Par Raymond Pédoussaut
Date de publication originale :
2021 – Éditions de l’Olivier
Genres : Roman noir, thriller
Personnages principaux : Bess, Benedict, Cole, Freeman, habitants d’un coin perdu de l’Alaska
Quand Bess s’est relevée après avoir rattaché ses lacets, le gamin avait disparu. Mais pourquoi donc sont-ils sortis tous les deux en plein blizzard ? Il est trop tard pour le regretter, maintenant il faut le retrouver. C’est aussi ce que se dit Benedict, le père du garçon. En compagnie de son voisin Cole, ils partent en pleine tempête de neige à la recherche de la fille et de l’enfant. Avec le froid, le blizzard et la neige, tous les quatre risquent leur vie, on ne sort pas avec ce temps en Alaska. Dans cette course contre la montre et contre la mort, petit à petit chacun se dévoile.
Le roman commence par une situation de crise : une femme et un garçon de dix ans se retrouvent en pleine tempête de neige et pire la femme a perdu l’enfant pendant une minute d’inattention. Mais l’essentiel n’est pas dans la course poursuite qui s’engage. Cette situation permet à l’autrice de révéler la vraie personnalité de chacun. Au début, il y a un certain flou sur le rôle des protagonistes : Bess est-elle la mère ? Benedict le père ? Les deux sont-ils mariés, amants ? Que vient faire là Freeman, un noir âgé, au milieu de toute cette blancheur ? Tout se décante au fur et à mesure qu’on avance dans l’intrigue.
- Bess est une jeune femme on ne peut plus inadaptée au froid de l’Alaska. C’est une fille originaire de Californie. Ce qu’elle aime c’est la chaleur et le soleil. Elle a détonné quand elle est arrivée avec sa mini-jupe et ses santiags blanches. Les autres la jugent fofolle et elle-même a une piètre opinion d’elle. Elle est marquée par ses échecs, mais elle a des ressources insoupçonnées quand il le faut. Longtemps, on se demande pourquoi elle est là.

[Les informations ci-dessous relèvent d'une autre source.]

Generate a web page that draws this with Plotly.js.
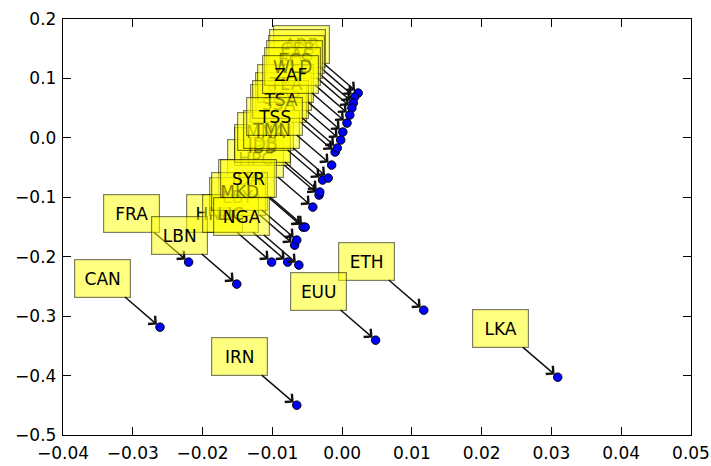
<!DOCTYPE html>
<html>
<head>
<meta charset="utf-8">
<script src="https://cdn.plot.ly/plotly-3.0.1.min.js"></script>
<style>
  html, body { margin: 0; padding: 0; background: #fff; }
  #chart { width: 711px; height: 466px; }
</style>
</head>
<body>
<div id="chart"></div>
<script>
// Country / aggregate codes (drawn in this order, later on top)
const labels = ["ARB","CAN","CEB","EAS","ECS","ETH","EUU","FRA","HND","HPC",
                "IBD","IDA","IDB","IRN","LBN","LBY","LIC","LKA","MKD","MNA",
                "NGA","SAS","SSA","SYR","TEA","TMN","TSA","TSS","WLD","ZAF"];
const xValues = [0.0023, -0.0261, 0.0018, 0.0016, 0.0014, 0.0117, 0.0048, -0.0220, -0.0101, -0.0042,
                 -0.0033, -0.0056, -0.0032, -0.0065, -0.0151, -0.0068, -0.0078, 0.0309, -0.0065, -0.0028,
                 -0.0062, -0.0002, -0.0010, -0.0053, 0.0001, -0.0020, -0.0007, -0.0015, 0.0011, 0.0007];
const yValues = [0.0754, -0.3185, 0.0687, 0.0586, 0.0502, -0.2899, -0.3404, -0.2091, -0.2091, -0.1165,
                 -0.0963, -0.1502, -0.0912, -0.4498, -0.2461, -0.1805, -0.2091, -0.4027, -0.1720, -0.0710,
                 -0.2141, -0.0037, -0.0239, -0.1502, 0.0098, -0.0677, -0.0172, -0.0458, 0.0384, 0.0249];
const xTickVals = [-0.04, -0.03, -0.02, -0.01, 0.00, 0.01, 0.02, 0.03, 0.04, 0.05];
const yTickVals = [-0.5, -0.4, -0.3, -0.2, -0.1, 0.0, 0.1, 0.2];

const font = 'DejaVu Sans, sans-serif';

const trace = {
  x: xValues, y: yValues, type: 'scatter', mode: 'markers',
  marker: { color: '#0000ff', size: 8.5, line: { color: '#000', width: 1 } },
  cliponaxis: false, hoverinfo: 'skip', showlegend: false
};

const annotations = labels.map((t, i) => ({
  x: xValues[i], y: yValues[i], xref: 'x', yref: 'y',
  text: t, showarrow: true, ax: -57, ay: -49,
  arrowhead: 4, arrowsize: 1.4, arrowwidth: 1.5, arrowcolor: '#111', standoff: 4,
  bgcolor: 'rgba(255,255,0,0.5)', bordercolor: 'rgba(0,0,0,0.5)',
  borderwidth: 1.2, borderpad: 5, width: 45, height: 27,
  font: { family: font, size: 17, color: '#000' }
}));

const axisCommon = {
  showgrid: false, zeroline: false, showline: true, linecolor: '#000', linewidth: 1.2,
  mirror: 'ticks', ticks: 'inside', ticklen: 8, tickwidth: 1, tickcolor: '#000',
  tickfont: { family: font, size: 17, color: '#000' }
};

const layout = {
  width: 711, height: 466,
  margin: { l: 63, r: 20, t: 19, b: 31 },
  paper_bgcolor: '#fff', plot_bgcolor: '#fff',
  xaxis: Object.assign({}, axisCommon, {
    range: [-0.04, 0.05], tickvals: xTickVals, tickformat: '.2f', ticklabelstandoff: 2
  }),
  yaxis: Object.assign({}, axisCommon, {
    range: [-0.5, 0.2], tickvals: yTickVals, tickformat: '.1f', ticklabelstandoff: 2
  }),
  annotations: annotations,
  showlegend: false
};

Plotly.newPlot('chart', [trace], layout, { displayModeBar: false, staticPlot: true });
</script>
</body>
</html>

- Benedict est au contraire dans son élément en Alaska. Il y est né et il aime ces grands espaces blancs et vides. Lui, ce qu’il ne supporte pas c’est la promiscuité des villes. Avec sa grande stature et sa barbe, il a l’aspect d’un ours. C’est un taiseux, mais il n’est dénué ni de délicatesse ni de sensibilité.
- Cole est arrivé en Alaska, il y a longtemps. Il est maintenant parfaitement intégré. C’est un rustre, misogyne et raciste. Il déteste autant Bess que Freeman. Il partage l’alcool et quelques secrets avec son compère Clifford.
- Freeman, son arrivée a été aussi incongrue que celle de Bess. Personne ne donnait cher de la peau de ce vieux noir dans cet environnement hostile. Mais, à la surprise de tous, Freeman s’est adapté. Son passé de combattant du Vietnam l’a probablement aidé.
Ces quatre personnages prennent la parole à tour de rôle. Fort habilement, par touches successives, Marie Vingtras construit à la fois une intrigue captivante et des portraits saisissants de vérité. L’évolution des personnages entre le début et la fin du roman est considérable. Les drames et les démons de chacun sont révélés au fur et à mesure qu’on avance dans le récit. C’est réalisé avec maîtrise et subtilité. À noter également l’écriture fluide et limpide qui rend la lecture agréable.
Blizzard, récit choral à quatre voix, est un premier roman remarquable. J’espère qu’il sera suivi par d’autres de cette qualité.
Extrait :
Le ciel est encore cotonneux mais déchiré par endroits de zébrures d’un bleu si vif qu’il me donnerait presque envie de pleurer, un bleu pur, comme s’il venait de naître. Tout me paraît si clair, si net autour de moi, les contours de chaque chose dessinés avec tant de précision. Je n’avais pas réalisé à quel point la vue était belle d’ici, à quel point cette nature dépassait tout ce que j’avais connu. J’entends Cole jurer dans mon dos, des sons étouffés, un « c’est pour ton bien » que je ne parviens pas à comprendre. Tout ce que je sais, c’est que je refuse d’être abattue comme un animal. S’il faut mourir, autant regarder la mort en face, sans trembler, comme Benedict l’aurait fait.